4 comments (moderated to prevent spam):

Jonathan said...

I think that learning Scala is a good choice for a Java programmer right now. About a year ago, I (a PHP developer) started working with Haskell, which is, like Scala, a functional language, but, unlike Scala, doesn't run on the JVM. Haskell has revolutionized the way I think about programming, when I realized that minimizing the number of variable changes (based on Haskell's variable immutability) could dramatically lower the number of bugs that I would have to deal with. Overall I think that Haskell has made me a better programmer and I think that Scala could do the same thing.

Sujit Pal said...

Yes, I agree. I have already started using Scala in my personal projects. After reading the SFTI book, I chanced upon a "Functional Programming with Scala" course on Coursera taught by Dr Martin Odersky himself, which I took to further solidify my grasp of the language. While I still dont consider myself as proficient in Scala as with Java or even Python, I can do a fair bit with it that I couldn't before.

Unknown said...

Hi Sir,

Iam was going through the examples for patent data.
Could you please explain me in detail about the data sets being used.

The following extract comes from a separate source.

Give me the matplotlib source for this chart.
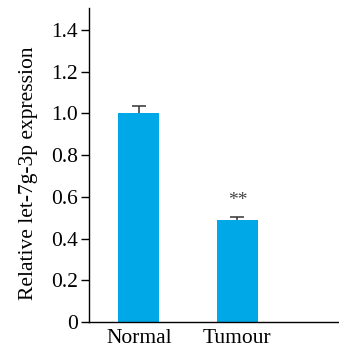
import numpy as np
import matplotlib.pyplot as plt

groups = ['Normal', 'Tumour']
values = [1.0, 0.49]
errors = [0.035, 0.012]
y_ticks = [0, 0.2, 0.4, 0.6, 0.8, 1.0, 1.2, 1.4]
y_tick_labels = ['0', '0.2', '0.4', '0.6', '0.8', '1.0', '1.2', '1.4']
sig_marks = ['', '**']

plt.rcParams['font.family'] = ['Liberation Serif', 'DejaVu Serif']

fig = plt.figure(figsize=(3.39, 3.52), dpi=100)
ax = fig.add_axes([0.263, 0.085, 0.734, 0.892])

x = np.arange(len(groups))
ax.bar(x, values, width=0.417, color='#00a8e8', zorder=2)

# upper error only: stem + top cap
tops = np.array(values) + np.array(errors)
ax.vlines(x, values, tops, color='#333333', lw=1.1, zorder=3)
ax.hlines(tops, x - 0.07, x + 0.07, color='#333333', lw=1.1, zorder=3)

for xi, t, s in zip(x, tops, sig_marks):
    if s:
        ax.text(xi, t + 0.04, s, ha='center', va='bottom', fontsize=14, color='#444444')

ax.set_xlim(-0.503, 2.02)
ax.set_ylim(0, 1.505)
ax.set_xticks(x)
ax.set_xticklabels(groups, fontsize=15.5)
ax.set_yticks(y_ticks)
ax.set_yticklabels(y_tick_labels, fontsize=15.5)
ax.tick_params(axis='x', length=0, pad=5)
ax.tick_params(axis='y', length=6, width=1, pad=2)
ax.set_ylabel('Relative let-7g-3p expression', fontsize=15.5, labelpad=11)
ax.yaxis.set_label_coords(-0.205, 0.473)

for side in ['top', 'right']:
    ax.spines[side].set_visible(False)
for side in ['left', 'bottom']:
    ax.spines[side].set_linewidth(1.0)

fig.savefig('out.png', dpi=100)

1) the patent citation data set
This data set contains two columns citing and cited patents.

citing column refers to the owner ID who submitted the patent .
cited column refer to the patent ID which forms the key to the second data set?

2 ) the patent description data set.

There are number of fields in this data set.
To form the mapping for this two datasets, is it citing or cited column that maps the field which first column ( patent )in the second data set

Could you please explain me details because it is confusing me a lot.

Thanks in advance.
Trilok.


Sujit Pal said...

Hi Trilok, can you please comment on the post you have a question for? I don't see any patent data in this post.